When counseling, I asked Robert a simple question. “Do you envision your children and grandchildren living a more extravagant lifestyle than you and Diane have over your many years together?”
Robert and Diane had been married forty years, amassing wealth of over $35 million through hard work, self-denial of luxuries and disciplined investing in real estate and stocks and bonds. Despite their wealth, they lived in a modest home, and drove Buicks. Robert thought about my question for a moment, shook his head slightly and said, “No, I don’t want them to live extravagantly. We never did.”
Diane nodded in agreement.
“What is it that you want for your children and grandchildren?” I asked.
Diane took the lead, “I guess you can say that we don’t want them to have to struggle as much as we did, but on the other hand, we don’t want to take away their drive and ambition. Of course, if our children or grandchildren suffer an accident or disability, we want the funds to be used for their care.”
“Education,” chimed in Robert, “is important too. I don’t mind teaching a man to fish, rather than feeding him a fish, if you know what I mean.”
“Well, there’s plenty to take care of both of your concerns, and so much more than that,” I added. “Tell me, what was an important moment in your youth? Maybe that can uncover some clues.”
“My father worked two jobs, and my mother taught dance to supplement our income,” Diane said. “Growing up we didn’t have much. As a youngster, Mom wanted to attend Julliard but never had the opportunity. So, she taught dance as a young adult. Our daughter followed in her grandmother’s footsteps. She teaches dance but doesn’t make much money.”
“Would you have any interest in adding a charitable component to your plan?” I asked. “For example, you can create a private foundation that pays your daughter to teach dance to underprivileged kids. That would carry forward your mother’s work.”
“A foundation could do that? Robert asked.

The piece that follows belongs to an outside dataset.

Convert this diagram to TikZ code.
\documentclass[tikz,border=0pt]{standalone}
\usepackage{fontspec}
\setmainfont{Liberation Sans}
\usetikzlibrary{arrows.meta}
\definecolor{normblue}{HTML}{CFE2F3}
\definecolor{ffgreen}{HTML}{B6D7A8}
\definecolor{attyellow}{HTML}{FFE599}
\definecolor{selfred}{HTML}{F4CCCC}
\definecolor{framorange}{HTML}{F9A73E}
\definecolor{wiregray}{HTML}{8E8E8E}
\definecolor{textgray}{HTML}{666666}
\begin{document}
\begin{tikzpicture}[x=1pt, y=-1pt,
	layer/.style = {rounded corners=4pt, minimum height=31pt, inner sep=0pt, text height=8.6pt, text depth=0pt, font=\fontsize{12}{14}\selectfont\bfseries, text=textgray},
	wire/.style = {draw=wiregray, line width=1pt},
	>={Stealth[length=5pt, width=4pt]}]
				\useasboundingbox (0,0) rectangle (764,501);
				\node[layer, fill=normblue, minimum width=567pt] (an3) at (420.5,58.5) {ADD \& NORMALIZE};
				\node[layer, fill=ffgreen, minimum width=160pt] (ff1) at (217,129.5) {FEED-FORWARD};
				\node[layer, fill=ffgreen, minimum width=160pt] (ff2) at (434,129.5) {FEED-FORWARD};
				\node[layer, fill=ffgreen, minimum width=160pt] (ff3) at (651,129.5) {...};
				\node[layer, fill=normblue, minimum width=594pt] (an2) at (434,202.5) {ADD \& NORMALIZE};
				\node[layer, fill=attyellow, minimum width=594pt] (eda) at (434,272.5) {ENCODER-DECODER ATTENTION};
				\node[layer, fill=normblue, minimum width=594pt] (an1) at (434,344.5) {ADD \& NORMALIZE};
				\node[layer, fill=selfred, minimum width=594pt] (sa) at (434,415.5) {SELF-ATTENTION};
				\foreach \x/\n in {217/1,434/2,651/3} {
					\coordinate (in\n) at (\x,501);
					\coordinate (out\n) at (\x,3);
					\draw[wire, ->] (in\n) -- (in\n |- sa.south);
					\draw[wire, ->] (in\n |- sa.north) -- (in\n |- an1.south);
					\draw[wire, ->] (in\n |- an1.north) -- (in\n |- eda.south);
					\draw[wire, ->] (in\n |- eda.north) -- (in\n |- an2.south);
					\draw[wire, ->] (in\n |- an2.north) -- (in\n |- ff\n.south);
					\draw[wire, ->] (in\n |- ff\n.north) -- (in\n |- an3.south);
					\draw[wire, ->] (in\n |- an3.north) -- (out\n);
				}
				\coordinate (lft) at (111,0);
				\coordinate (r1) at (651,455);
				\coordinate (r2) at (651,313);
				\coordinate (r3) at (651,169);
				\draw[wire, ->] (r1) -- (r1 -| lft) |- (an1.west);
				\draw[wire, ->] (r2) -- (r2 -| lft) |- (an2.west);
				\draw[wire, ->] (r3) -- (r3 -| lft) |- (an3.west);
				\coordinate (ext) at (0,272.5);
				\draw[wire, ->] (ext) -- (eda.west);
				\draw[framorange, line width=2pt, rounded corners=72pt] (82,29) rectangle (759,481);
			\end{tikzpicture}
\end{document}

“Yes, of course! I answered. “I’m talking here about a private operating foundation. The IRS defines it as a foundation that spends at least 85% of its adjusted net income or its minimum investment return, whichever is less, directly for the active conduct of its exempt activities. Directly for the active conduct refers to qualifying distributions a foundation makes that are used to conduct exempt activities by the foundation itself, rather than by making donations to grantee charitable organizations. Operating a dance studio for underprivileged children would qualify as active conduct.”
Diane seemed puzzled. “Why would we want a private operating foundation as opposed to just a private foundation?”
“A private foundation that is not a private operating foundation is required to distributed at least 5% of the fair market value of its noncharitable-use assets through grants to qualifying 501(c)(3) charities. There is also an excise tax on the net investment income of private foundations equals 1 to 2% of net investment income.”
Our conversation continued into the benefits of a private foundation, including family control over the entity. The foundation would have an annual meeting, where the family could decide how it was going to complete its charitable missions. A foundation could, of course, include several different goals. These philanthropic activities can serve to bond the family together for generations.
Generally speaking, younger family members tend to favor social responsibility causes, while older ones might favor the arts, medicine, religion, or education. There’s no reason to limit a foundation’s causes to just one outlet. The big decision with private foundations is to determine whether the family wants it to be an operating foundation, or simply a grant foundation.
Donor Advised Funds are another way to promote family philanthropy. These can be established through many investment banks and companies, and don’t have to file for tax exempt status. In a future article I’ll review DAFs in greater detail.
When I have conversations with my clients about how they want their hard-earned wealth to be used, philanthropy is a topic that isn’t discussed enough. When there will be more than enough to provide for children and grandchildren’s future, what better way to bond a family together than through philanthropy? There’s the added benefit of charitable tax deductions associated with the transfer into charitable entities.
Balancing bequests to provide for your loved ones needs while at the same time bonding the family now and into the future speaks to the concerns that many people of wealth harbor. I hope this column gives you some ideas to talk to your estate planning counsel about.